REQUIREMENT
Using the records below, locate all lines containing "this" and return them.

THE RECORDS
Start

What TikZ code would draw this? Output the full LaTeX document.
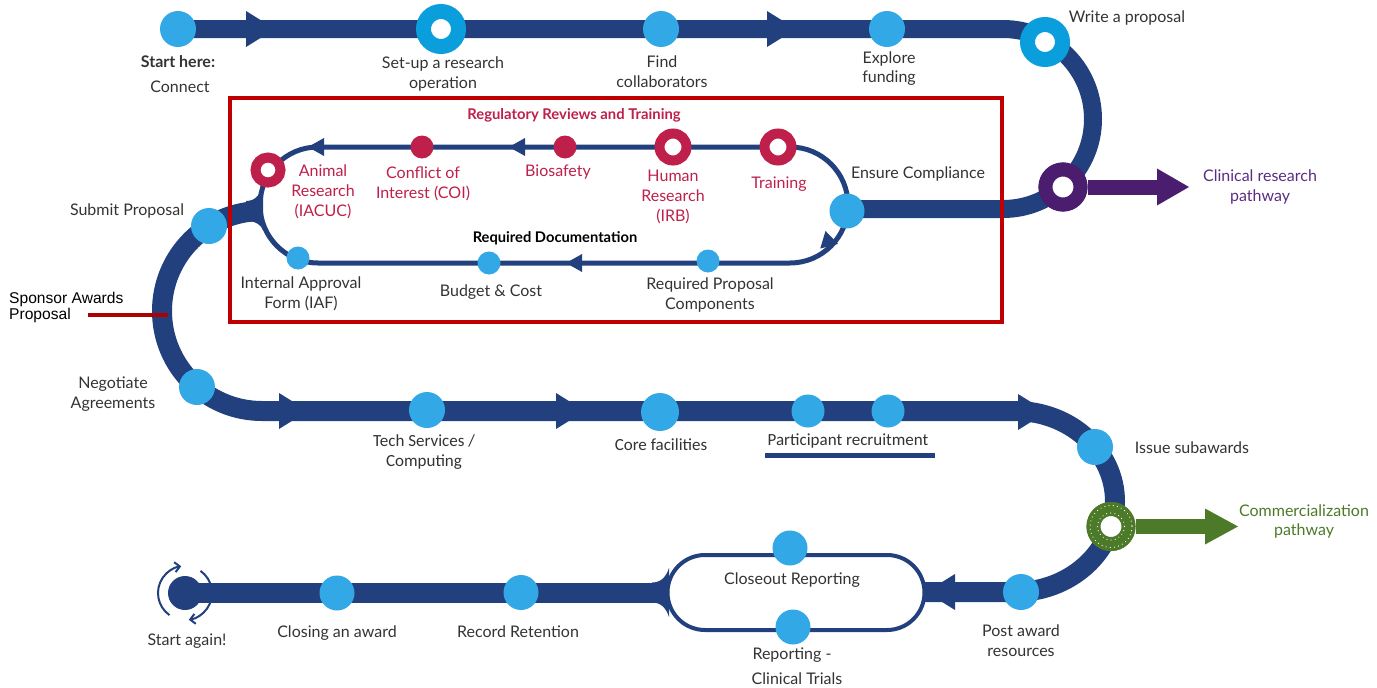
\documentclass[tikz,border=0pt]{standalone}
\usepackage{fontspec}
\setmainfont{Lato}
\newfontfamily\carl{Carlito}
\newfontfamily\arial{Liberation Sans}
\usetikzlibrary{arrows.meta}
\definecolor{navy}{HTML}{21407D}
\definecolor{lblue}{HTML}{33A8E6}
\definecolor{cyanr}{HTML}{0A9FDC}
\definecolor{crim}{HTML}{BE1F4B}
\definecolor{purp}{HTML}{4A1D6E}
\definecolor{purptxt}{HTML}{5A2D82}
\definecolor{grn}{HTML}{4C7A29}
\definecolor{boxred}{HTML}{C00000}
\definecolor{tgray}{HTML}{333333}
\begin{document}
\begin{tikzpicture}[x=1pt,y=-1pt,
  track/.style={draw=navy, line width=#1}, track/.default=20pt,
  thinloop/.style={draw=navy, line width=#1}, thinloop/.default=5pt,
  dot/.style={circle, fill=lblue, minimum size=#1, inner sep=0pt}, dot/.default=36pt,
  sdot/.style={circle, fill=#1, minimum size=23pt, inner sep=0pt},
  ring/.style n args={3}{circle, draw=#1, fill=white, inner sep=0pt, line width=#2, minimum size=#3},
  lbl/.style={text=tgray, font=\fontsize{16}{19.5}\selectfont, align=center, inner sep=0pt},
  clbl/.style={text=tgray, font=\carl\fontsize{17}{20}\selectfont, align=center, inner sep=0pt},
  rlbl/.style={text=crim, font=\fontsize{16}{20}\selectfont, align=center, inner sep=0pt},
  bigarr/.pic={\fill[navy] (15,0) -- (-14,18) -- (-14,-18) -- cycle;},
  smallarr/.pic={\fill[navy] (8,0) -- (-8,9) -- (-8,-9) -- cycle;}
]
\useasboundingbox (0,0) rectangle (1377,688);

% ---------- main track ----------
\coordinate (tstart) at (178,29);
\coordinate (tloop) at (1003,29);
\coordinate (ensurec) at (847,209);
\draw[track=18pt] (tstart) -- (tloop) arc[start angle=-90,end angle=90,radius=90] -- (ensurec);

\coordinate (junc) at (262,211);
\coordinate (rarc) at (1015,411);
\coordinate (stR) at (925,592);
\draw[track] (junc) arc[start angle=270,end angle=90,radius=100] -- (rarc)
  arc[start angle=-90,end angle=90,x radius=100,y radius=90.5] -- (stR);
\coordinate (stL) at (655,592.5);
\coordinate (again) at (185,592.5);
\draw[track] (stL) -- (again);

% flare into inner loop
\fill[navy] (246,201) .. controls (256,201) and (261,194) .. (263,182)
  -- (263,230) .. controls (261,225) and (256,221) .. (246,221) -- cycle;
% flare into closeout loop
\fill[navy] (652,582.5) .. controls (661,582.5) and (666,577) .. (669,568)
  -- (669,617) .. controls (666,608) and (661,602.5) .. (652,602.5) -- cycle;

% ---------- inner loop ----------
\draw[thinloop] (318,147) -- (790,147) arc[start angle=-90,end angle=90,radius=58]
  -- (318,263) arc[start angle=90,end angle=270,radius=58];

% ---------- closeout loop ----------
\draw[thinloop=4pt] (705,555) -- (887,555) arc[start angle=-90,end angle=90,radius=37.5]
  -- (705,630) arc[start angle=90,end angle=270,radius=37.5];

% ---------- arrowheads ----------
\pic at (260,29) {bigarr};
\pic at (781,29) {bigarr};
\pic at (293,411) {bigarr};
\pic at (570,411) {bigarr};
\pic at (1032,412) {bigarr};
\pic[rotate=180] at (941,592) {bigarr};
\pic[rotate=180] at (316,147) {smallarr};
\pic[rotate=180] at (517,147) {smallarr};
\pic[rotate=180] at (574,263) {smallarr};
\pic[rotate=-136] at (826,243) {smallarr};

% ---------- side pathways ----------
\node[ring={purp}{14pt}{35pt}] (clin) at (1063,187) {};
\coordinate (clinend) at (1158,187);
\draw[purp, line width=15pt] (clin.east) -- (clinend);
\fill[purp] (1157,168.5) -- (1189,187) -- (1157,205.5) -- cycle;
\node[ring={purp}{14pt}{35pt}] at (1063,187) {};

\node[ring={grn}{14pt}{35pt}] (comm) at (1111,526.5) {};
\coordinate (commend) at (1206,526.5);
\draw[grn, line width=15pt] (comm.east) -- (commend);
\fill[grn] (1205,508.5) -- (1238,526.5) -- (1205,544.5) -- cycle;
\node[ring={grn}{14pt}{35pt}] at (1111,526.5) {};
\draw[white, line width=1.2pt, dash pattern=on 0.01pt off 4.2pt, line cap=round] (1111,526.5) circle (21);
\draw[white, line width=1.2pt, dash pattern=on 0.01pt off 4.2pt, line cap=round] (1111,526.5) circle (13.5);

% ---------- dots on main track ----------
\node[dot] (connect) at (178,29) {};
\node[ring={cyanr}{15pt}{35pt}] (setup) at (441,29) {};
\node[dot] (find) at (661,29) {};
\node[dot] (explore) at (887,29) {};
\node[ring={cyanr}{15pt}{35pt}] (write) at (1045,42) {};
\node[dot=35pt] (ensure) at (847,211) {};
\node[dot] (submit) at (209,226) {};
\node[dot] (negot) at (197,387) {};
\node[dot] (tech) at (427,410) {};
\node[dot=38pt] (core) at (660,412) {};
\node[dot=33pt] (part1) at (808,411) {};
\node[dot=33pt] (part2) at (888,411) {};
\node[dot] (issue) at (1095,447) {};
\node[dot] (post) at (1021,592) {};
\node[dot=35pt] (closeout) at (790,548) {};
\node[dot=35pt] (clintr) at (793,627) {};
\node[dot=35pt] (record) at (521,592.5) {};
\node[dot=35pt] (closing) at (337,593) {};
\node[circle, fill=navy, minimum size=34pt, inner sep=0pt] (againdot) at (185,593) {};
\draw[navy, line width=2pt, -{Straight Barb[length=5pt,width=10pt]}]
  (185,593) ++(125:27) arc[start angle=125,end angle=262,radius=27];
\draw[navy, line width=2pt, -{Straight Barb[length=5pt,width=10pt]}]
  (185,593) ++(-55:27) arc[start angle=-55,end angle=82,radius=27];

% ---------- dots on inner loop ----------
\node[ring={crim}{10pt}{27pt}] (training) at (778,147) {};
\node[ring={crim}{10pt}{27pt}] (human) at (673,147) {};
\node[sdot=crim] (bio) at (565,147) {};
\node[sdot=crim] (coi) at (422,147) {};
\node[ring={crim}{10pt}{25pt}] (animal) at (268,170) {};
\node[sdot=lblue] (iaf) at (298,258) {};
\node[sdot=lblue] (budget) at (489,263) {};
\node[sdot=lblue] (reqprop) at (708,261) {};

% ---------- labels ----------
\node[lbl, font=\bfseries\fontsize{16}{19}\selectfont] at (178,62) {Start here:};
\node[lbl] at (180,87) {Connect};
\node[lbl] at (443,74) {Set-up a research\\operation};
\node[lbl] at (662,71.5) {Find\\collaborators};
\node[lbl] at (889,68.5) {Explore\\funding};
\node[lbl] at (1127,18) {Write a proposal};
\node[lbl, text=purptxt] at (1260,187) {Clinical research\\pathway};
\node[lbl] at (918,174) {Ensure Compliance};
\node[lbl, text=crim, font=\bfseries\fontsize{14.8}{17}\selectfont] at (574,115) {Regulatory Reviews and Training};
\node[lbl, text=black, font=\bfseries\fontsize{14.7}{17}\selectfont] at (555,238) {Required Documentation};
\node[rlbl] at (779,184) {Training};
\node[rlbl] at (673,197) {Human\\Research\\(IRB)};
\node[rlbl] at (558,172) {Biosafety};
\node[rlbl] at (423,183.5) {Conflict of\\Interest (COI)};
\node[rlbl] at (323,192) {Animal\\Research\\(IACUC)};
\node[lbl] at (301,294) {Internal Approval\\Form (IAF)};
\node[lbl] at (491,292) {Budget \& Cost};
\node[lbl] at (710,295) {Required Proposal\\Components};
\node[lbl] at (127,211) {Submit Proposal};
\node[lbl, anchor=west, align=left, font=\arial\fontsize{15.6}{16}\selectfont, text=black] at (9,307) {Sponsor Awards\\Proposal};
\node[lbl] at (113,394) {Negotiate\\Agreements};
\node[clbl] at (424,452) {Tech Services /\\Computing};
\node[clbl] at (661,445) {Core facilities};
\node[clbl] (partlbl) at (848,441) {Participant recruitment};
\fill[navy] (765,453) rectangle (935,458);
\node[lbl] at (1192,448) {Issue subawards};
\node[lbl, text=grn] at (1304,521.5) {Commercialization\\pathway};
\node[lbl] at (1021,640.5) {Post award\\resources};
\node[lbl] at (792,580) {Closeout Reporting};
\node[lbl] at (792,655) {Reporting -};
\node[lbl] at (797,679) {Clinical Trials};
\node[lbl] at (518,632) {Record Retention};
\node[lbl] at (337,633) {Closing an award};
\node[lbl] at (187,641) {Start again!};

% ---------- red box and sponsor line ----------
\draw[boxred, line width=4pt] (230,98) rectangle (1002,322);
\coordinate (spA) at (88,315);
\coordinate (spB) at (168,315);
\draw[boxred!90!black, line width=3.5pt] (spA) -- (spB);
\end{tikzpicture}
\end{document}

End
Start

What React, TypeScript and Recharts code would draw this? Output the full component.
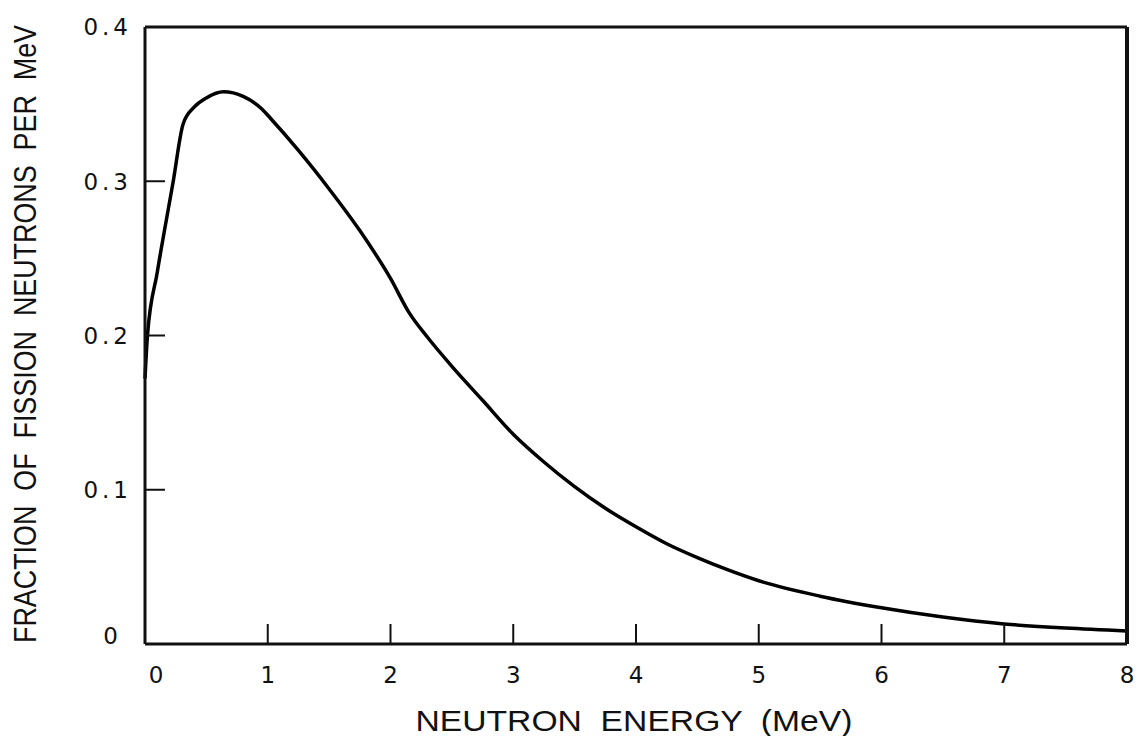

End
Start

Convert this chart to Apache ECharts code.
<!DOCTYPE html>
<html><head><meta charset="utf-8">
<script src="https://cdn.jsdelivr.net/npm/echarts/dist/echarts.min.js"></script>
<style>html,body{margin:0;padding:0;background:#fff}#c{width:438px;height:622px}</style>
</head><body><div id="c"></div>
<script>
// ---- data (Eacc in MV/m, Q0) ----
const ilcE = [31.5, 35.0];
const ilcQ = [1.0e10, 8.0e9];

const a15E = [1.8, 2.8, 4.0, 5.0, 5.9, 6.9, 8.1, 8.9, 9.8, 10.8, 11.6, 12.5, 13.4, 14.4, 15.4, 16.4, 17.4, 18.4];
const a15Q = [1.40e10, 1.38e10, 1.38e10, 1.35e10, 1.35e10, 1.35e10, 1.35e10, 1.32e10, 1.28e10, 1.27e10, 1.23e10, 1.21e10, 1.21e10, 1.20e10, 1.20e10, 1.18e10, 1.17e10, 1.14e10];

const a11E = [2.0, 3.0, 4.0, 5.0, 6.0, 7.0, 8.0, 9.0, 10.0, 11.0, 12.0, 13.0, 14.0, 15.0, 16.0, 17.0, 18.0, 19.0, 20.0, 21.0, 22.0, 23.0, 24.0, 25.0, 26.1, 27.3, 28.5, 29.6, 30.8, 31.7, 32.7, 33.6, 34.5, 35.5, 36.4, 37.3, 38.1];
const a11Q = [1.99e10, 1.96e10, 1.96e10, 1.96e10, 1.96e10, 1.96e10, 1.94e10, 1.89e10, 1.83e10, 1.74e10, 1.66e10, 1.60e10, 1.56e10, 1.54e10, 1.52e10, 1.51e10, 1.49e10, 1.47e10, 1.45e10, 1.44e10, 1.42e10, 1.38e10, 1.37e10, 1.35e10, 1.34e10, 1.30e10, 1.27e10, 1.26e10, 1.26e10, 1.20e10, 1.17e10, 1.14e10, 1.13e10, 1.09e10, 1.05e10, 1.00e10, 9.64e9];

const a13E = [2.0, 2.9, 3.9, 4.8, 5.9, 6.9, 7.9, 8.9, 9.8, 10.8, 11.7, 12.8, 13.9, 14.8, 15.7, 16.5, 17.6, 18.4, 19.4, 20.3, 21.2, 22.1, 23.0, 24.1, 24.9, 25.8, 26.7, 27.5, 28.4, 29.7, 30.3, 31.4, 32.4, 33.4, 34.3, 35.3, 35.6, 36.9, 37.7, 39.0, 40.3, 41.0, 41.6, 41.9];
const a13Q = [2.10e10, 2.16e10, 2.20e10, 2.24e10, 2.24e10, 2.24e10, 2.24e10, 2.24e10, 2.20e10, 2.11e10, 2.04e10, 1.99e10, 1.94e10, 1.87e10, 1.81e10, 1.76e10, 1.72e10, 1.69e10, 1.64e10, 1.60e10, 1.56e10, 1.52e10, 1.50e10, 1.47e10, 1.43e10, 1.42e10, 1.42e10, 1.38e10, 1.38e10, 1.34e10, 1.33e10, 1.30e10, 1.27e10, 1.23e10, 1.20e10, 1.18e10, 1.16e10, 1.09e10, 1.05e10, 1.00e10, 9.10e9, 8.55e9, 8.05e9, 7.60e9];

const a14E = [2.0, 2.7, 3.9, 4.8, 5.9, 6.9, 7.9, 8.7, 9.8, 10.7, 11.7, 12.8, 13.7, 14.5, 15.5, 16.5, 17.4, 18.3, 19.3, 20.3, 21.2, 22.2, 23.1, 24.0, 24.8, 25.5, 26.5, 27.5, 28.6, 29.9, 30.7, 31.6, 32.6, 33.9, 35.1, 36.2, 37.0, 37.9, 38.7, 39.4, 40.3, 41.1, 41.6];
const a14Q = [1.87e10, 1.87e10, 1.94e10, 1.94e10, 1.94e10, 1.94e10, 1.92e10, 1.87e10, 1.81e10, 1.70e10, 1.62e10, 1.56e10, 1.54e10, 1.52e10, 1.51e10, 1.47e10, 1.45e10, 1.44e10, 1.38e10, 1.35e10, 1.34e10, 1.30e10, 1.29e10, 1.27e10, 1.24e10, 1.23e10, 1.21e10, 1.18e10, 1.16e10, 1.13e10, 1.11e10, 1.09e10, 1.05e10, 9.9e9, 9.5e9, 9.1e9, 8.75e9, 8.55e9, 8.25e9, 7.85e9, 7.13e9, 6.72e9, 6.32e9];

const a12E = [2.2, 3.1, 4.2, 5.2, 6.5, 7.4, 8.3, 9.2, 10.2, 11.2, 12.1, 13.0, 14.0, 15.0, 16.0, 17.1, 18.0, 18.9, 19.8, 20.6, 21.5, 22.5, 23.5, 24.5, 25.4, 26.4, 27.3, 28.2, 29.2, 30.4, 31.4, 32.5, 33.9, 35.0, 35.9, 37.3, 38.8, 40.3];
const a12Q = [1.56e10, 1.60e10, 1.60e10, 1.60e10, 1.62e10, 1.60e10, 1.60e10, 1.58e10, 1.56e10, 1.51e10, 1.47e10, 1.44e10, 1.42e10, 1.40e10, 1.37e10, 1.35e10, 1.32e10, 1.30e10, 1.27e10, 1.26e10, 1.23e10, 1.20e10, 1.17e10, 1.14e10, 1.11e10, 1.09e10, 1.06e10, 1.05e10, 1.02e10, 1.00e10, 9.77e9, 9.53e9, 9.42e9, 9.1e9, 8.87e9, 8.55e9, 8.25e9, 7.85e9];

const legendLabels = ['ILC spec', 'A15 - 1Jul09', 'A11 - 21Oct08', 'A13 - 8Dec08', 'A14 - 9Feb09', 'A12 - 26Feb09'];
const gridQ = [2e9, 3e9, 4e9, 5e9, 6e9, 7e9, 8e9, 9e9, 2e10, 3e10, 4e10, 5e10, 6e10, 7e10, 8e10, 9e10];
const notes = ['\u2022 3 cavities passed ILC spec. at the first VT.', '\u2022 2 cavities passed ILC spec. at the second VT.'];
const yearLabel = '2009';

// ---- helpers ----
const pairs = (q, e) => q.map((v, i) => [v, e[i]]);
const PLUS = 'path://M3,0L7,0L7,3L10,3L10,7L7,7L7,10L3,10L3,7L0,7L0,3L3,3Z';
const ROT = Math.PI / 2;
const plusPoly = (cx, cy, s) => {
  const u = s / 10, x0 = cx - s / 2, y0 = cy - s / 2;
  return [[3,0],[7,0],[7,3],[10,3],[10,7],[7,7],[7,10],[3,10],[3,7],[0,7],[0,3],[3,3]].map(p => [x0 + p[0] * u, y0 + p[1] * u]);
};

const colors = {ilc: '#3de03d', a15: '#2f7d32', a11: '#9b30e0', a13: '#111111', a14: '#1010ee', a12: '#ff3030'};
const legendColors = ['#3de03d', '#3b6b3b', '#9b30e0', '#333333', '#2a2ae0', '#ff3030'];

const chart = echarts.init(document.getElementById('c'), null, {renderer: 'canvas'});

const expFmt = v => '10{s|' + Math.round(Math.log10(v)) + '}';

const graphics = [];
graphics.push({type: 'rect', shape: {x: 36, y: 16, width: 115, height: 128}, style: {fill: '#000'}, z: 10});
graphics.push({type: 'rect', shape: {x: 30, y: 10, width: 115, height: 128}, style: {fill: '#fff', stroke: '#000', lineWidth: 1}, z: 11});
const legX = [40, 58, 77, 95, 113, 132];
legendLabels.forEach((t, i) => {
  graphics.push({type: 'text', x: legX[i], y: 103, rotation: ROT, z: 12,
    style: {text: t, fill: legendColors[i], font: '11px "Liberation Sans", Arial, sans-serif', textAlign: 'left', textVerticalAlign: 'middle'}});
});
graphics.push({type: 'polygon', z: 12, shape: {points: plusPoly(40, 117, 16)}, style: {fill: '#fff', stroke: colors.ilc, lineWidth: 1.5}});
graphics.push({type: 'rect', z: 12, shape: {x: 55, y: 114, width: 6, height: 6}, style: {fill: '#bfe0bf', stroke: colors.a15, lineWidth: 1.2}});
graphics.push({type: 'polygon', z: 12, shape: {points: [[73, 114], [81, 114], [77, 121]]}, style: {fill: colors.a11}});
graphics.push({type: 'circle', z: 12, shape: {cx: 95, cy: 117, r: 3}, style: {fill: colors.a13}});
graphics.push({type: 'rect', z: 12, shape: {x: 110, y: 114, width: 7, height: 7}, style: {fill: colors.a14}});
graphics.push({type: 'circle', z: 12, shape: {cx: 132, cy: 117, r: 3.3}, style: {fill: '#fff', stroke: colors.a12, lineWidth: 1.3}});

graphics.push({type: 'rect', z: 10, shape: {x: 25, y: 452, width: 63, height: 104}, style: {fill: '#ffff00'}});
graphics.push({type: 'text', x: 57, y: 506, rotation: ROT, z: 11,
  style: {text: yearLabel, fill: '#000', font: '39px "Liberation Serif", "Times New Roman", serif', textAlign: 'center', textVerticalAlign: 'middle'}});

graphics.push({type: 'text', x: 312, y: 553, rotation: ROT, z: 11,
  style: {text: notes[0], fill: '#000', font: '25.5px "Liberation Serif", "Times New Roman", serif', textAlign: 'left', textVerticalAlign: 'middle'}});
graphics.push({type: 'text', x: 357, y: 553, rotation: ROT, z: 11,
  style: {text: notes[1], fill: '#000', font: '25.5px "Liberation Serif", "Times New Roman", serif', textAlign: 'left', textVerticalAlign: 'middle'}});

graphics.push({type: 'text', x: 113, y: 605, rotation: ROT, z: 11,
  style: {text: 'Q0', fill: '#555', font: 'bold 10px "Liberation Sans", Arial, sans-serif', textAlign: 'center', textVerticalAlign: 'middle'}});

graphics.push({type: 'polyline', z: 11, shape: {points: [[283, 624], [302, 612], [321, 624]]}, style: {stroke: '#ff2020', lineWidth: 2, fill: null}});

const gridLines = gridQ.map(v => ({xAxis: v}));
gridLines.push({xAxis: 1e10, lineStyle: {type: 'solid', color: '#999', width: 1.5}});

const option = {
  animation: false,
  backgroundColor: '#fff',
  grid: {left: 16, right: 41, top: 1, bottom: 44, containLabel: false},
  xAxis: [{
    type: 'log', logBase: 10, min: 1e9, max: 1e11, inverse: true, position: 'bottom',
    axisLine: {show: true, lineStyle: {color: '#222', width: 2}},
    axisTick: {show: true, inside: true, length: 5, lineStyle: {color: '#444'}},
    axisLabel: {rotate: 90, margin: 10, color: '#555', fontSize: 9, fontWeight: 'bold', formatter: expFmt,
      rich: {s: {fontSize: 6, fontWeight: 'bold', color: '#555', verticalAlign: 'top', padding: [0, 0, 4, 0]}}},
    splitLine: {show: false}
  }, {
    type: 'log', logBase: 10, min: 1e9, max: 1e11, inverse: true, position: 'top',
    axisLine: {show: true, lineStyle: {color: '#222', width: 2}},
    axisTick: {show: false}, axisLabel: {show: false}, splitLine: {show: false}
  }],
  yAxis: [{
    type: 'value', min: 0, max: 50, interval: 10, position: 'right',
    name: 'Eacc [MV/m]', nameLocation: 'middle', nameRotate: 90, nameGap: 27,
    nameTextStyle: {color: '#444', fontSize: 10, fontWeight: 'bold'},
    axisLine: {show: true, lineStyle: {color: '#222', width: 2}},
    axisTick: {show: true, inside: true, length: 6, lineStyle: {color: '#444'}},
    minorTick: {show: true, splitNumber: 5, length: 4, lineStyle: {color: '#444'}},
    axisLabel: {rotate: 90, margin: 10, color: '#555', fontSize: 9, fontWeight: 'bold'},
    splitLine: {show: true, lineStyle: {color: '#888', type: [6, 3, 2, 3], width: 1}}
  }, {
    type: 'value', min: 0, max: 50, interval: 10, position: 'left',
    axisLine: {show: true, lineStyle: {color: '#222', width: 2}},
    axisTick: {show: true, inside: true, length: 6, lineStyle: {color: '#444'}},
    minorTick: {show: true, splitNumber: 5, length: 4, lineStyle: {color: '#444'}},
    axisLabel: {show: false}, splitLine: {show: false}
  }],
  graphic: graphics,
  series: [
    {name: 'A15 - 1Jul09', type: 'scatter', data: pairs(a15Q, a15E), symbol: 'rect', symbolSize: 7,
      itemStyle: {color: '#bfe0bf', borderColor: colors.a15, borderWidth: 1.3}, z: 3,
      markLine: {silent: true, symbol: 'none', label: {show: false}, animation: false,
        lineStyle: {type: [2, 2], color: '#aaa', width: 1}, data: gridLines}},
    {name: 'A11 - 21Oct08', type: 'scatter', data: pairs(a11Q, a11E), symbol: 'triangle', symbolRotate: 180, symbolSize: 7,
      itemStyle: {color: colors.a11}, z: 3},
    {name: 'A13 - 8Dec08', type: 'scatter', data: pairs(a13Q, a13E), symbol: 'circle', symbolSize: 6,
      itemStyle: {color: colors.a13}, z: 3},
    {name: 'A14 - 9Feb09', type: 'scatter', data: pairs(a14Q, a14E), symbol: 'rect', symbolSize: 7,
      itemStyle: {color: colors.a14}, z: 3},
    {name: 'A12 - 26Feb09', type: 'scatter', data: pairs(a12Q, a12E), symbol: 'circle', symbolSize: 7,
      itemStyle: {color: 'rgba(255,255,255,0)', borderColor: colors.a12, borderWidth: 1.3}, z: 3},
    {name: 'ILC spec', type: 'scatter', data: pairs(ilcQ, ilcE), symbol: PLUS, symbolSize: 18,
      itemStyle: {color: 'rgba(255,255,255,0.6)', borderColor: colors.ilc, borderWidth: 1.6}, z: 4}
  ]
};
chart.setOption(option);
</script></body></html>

End

SOLUTION
What TikZ code would draw this? Output the full LaTeX document.
What React, TypeScript and Recharts code would draw this? Output the full component.
Convert this chart to Apache ECharts code.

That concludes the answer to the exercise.